Friday, 16 November 2012

Battery efficiency

I'm going to need my next phone to be about twice as efficient, power-wise, as my current one. After a year of perfectly ordinary use, the battery now needs to be charged twice daily, which is absurd. I need better battery life, but, like most people, I am not willing to sacrifice portability (extra weight or size could fit a bigger battery) or power (lower performance doesn't use as much battery) so I just need the components to be much better at using less power for the same job.

Not too long ago, in human lifetime terms, computing resources were not plentiful and abundant like they are today. If you needed your particular program to run quickly enough for human consumption, you needed powerful hardware and efficient programming tricks. These days, efficient computing is pretty pointless, because computers are billions of times more powerful than they used to be. Well, that's the perception, anyway, but once we started running our computers off batteries (laptops, phones and tablets) that inefficiency started to have an impact again.

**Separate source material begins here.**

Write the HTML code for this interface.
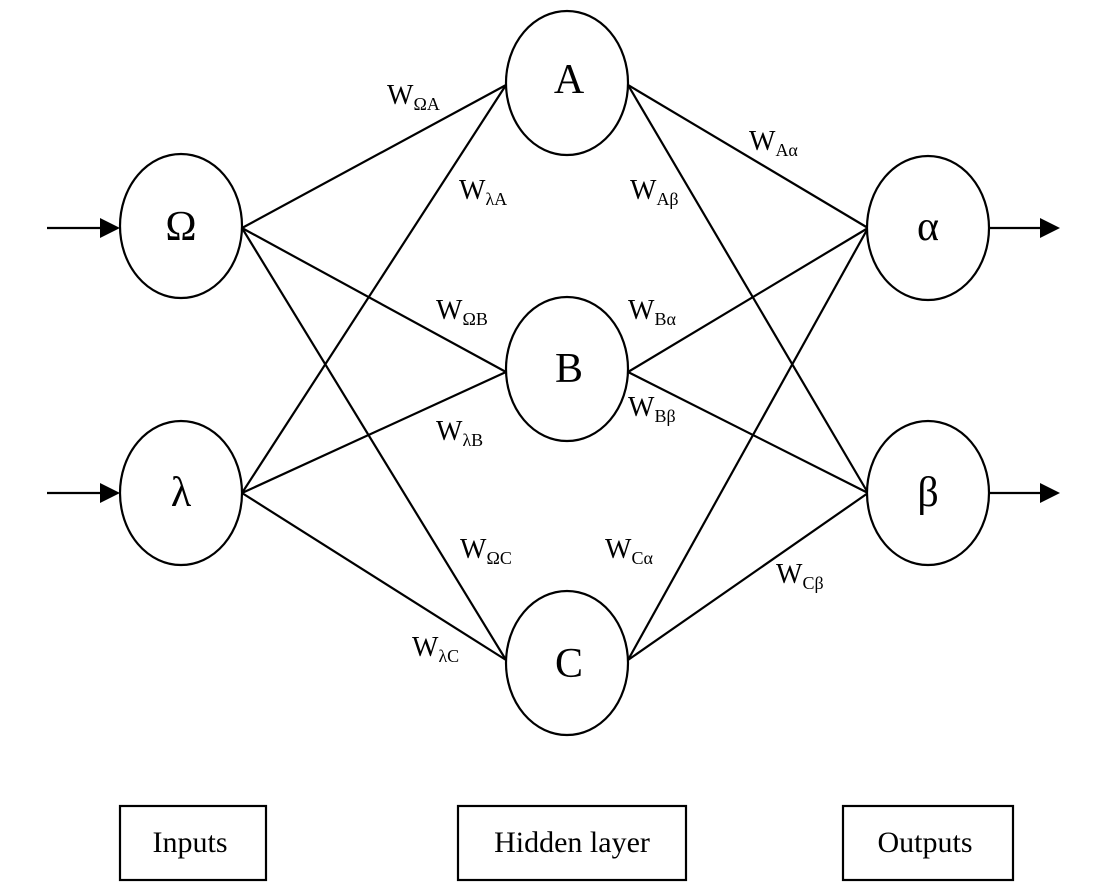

We need our hardware to be more power-efficient, and they're working on that. We need our programs to be more efficient, too, but we're working in the opposite direction on that. Today's laptop batteries are considered good enough if they can last 5 hours unplugged. A phone needs to be charged every night at a minimum, probably twice a day when being used heavily. Batteries are quickly becoming the annoying visible technology of our world, and technology is only considered really good once it disappears from our consciousness entirely. We need our batteries and the devices that run on them to be so good that the batteries are not even a consideration any more.

Mokalus of Borg

PS - We need orders of magnitude gains here.
PPS - That is, batteries ten times as powerful with components needing one tenth the energy.